## Written task
Go from the first line to the line with "import plotly.graph_objects as go" and return those lines verbatim, ends included.

Rows from a dataset of charts and code:
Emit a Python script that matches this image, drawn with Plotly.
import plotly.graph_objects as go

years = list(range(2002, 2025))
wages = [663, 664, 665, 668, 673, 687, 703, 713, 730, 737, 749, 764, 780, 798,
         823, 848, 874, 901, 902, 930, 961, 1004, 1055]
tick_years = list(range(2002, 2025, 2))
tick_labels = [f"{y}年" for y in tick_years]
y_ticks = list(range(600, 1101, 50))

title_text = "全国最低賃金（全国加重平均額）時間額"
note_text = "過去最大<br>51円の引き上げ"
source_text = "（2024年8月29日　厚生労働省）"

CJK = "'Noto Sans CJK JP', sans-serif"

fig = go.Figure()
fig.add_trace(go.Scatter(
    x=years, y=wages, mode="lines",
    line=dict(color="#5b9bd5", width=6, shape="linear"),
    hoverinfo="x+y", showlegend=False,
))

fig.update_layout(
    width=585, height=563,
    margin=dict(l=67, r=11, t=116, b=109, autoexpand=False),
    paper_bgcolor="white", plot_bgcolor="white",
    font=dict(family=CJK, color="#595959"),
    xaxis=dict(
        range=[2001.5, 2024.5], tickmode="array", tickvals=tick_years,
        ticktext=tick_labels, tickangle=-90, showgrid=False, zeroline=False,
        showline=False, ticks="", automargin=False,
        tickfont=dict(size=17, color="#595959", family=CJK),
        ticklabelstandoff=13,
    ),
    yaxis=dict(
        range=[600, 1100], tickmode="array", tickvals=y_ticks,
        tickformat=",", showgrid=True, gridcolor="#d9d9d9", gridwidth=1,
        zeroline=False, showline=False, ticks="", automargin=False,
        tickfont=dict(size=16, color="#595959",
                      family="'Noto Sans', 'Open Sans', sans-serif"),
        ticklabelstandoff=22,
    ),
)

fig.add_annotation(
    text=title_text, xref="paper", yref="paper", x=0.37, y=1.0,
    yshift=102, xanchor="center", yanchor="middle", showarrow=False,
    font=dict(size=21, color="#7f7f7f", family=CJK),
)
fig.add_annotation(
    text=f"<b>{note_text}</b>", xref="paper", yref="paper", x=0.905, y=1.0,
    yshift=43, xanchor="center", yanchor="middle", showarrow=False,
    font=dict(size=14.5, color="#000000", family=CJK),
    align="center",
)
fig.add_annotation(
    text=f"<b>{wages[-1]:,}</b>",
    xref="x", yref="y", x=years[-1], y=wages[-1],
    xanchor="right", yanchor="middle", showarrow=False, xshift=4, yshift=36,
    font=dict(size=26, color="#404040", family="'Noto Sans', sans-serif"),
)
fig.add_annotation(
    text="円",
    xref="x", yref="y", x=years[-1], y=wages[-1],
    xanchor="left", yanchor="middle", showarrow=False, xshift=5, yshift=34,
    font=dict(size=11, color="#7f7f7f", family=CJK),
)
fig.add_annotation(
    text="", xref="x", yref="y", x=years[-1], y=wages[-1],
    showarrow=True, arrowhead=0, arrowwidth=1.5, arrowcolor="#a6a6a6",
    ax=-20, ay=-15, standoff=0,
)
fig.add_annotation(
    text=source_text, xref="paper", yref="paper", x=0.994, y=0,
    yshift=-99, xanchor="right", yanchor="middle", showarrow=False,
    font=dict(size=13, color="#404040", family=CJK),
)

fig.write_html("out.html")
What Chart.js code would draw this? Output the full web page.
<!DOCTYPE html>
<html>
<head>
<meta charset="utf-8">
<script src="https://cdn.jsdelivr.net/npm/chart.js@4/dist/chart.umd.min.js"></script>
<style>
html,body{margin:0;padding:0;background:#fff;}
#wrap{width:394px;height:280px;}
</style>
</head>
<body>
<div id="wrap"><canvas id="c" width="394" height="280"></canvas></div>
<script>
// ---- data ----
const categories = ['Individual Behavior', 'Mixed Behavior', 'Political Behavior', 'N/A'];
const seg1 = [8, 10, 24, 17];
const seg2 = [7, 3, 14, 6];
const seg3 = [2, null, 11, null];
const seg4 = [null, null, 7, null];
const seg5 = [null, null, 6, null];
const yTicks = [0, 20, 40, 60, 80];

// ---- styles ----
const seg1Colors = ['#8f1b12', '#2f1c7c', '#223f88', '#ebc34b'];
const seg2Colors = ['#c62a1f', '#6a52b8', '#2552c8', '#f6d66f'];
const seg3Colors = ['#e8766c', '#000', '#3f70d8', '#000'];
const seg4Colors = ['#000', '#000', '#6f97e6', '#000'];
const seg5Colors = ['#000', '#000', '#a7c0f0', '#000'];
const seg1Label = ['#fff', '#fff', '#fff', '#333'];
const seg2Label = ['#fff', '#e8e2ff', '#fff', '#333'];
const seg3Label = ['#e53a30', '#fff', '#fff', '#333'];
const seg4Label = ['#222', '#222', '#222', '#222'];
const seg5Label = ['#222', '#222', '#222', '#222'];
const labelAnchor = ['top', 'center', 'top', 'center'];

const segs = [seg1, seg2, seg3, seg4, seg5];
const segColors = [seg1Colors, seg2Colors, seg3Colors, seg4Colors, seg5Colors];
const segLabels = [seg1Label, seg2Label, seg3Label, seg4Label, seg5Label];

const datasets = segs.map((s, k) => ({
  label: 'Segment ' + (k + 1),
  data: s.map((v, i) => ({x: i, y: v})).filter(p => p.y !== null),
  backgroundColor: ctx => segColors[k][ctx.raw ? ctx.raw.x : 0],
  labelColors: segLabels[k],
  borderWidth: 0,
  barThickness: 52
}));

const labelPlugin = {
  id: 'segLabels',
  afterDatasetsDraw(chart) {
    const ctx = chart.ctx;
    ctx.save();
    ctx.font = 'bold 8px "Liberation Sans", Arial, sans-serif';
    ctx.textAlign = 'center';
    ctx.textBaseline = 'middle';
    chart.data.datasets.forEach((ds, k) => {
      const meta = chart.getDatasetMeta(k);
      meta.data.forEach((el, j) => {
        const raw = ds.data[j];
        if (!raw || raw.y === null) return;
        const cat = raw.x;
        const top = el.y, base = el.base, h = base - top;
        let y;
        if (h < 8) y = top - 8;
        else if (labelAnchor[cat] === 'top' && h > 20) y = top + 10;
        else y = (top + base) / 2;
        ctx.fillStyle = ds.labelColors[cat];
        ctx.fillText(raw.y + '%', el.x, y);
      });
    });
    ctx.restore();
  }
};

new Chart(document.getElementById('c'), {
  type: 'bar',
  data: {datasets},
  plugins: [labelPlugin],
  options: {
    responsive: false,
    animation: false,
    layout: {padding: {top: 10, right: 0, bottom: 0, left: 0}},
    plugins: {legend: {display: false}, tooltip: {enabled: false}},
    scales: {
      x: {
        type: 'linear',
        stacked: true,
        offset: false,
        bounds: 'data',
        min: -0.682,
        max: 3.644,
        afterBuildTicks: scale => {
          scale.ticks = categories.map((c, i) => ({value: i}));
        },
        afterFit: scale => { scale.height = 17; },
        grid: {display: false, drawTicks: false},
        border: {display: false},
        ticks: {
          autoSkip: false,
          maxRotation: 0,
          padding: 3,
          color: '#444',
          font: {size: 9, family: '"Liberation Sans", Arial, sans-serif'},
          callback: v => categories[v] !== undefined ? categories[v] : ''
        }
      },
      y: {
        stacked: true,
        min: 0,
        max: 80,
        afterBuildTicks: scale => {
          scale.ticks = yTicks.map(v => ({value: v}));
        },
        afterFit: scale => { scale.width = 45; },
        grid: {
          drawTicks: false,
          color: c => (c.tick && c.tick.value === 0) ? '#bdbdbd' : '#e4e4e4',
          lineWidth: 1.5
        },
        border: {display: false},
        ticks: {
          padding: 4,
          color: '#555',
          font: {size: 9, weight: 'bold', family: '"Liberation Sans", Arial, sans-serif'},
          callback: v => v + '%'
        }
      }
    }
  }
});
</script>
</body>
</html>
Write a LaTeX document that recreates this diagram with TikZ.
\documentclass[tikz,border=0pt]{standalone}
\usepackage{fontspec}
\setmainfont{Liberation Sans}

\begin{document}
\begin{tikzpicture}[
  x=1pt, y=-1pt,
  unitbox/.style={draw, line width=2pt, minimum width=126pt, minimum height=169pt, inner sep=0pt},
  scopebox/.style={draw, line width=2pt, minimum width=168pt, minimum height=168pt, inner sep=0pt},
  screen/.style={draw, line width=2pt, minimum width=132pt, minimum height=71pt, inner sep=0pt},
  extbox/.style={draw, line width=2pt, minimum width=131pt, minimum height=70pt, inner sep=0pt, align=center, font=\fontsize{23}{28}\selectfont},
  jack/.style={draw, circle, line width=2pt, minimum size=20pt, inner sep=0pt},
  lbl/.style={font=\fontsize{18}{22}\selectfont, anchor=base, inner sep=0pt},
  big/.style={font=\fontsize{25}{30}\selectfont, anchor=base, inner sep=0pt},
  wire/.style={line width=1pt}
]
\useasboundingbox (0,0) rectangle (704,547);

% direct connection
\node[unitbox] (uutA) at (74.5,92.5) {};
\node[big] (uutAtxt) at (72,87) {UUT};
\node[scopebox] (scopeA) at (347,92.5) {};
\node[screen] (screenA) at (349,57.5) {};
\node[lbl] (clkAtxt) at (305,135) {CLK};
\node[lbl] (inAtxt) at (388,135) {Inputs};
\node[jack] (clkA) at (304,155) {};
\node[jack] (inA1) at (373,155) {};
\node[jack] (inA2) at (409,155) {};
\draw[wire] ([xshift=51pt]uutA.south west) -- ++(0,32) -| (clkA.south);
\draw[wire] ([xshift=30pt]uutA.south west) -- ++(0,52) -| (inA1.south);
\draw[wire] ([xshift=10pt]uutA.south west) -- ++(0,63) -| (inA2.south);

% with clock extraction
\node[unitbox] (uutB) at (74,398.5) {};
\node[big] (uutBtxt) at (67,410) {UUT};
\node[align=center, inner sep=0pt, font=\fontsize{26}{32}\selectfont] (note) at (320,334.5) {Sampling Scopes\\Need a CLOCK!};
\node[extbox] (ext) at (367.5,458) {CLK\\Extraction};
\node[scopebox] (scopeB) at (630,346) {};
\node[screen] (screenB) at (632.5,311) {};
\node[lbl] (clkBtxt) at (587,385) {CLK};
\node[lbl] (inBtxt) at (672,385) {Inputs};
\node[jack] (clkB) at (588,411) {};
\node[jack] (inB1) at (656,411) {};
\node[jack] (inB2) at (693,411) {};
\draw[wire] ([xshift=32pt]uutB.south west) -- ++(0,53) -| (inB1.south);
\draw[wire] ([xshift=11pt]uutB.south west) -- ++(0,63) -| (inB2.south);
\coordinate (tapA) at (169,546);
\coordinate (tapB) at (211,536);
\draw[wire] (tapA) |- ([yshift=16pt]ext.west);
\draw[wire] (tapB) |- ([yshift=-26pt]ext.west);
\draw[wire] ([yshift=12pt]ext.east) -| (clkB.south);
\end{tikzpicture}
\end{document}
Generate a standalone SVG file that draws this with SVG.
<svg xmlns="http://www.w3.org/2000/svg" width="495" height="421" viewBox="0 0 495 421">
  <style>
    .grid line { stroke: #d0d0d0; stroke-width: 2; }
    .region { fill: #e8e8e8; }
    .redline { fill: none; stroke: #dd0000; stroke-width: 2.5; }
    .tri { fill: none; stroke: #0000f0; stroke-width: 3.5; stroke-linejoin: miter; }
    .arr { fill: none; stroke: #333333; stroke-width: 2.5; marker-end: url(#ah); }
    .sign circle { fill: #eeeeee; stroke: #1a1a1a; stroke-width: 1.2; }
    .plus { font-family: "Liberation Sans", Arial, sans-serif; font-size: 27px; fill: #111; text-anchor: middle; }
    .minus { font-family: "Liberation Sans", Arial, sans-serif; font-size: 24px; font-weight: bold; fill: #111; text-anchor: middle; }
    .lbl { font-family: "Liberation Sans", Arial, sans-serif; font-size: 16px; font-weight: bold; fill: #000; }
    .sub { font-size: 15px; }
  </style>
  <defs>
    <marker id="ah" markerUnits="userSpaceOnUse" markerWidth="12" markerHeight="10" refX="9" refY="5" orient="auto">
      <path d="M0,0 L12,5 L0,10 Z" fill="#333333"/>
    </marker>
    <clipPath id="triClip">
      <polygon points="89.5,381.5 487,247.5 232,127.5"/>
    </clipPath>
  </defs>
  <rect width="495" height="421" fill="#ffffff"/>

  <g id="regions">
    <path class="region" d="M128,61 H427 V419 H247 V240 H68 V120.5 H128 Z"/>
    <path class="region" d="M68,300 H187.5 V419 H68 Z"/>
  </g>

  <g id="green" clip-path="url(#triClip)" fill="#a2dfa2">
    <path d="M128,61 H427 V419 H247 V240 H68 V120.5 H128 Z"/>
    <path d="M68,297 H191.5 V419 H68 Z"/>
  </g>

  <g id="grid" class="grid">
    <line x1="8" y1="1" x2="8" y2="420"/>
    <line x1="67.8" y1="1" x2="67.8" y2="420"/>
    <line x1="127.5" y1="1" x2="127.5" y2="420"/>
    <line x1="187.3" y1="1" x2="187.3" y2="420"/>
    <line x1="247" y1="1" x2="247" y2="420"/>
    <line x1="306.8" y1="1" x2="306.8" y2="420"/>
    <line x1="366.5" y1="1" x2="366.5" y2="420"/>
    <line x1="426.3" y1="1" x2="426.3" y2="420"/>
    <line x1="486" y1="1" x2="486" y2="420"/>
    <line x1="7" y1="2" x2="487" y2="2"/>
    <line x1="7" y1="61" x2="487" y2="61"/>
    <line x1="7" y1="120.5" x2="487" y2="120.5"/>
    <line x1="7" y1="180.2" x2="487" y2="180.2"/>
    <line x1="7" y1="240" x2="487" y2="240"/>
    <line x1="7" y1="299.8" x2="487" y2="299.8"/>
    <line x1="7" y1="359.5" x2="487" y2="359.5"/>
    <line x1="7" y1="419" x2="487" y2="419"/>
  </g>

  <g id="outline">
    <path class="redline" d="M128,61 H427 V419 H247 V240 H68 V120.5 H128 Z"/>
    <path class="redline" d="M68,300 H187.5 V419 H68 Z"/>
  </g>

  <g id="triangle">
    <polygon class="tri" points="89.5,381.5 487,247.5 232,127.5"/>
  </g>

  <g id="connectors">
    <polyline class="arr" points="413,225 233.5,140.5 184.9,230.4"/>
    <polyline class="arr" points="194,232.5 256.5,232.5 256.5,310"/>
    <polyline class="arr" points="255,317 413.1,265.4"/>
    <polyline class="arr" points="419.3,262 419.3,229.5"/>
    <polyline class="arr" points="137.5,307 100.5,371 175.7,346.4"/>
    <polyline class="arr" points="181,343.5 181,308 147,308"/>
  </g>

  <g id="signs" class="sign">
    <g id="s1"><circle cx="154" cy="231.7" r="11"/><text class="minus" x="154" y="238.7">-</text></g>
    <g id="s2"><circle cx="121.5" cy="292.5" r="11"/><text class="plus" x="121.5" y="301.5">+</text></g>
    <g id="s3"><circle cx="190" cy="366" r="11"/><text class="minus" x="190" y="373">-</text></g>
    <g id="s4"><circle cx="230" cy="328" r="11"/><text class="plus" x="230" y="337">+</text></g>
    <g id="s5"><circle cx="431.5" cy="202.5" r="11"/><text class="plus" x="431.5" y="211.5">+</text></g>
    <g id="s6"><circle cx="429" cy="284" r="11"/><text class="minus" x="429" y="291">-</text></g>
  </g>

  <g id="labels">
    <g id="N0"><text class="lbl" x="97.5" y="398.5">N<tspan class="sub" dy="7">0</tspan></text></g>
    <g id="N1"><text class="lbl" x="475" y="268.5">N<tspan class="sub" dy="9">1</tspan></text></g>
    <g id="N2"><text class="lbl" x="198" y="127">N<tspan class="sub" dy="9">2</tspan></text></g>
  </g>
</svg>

## Task solution
Emit a Python script that matches this image, drawn with Plotly.
import plotly.graph_objects as go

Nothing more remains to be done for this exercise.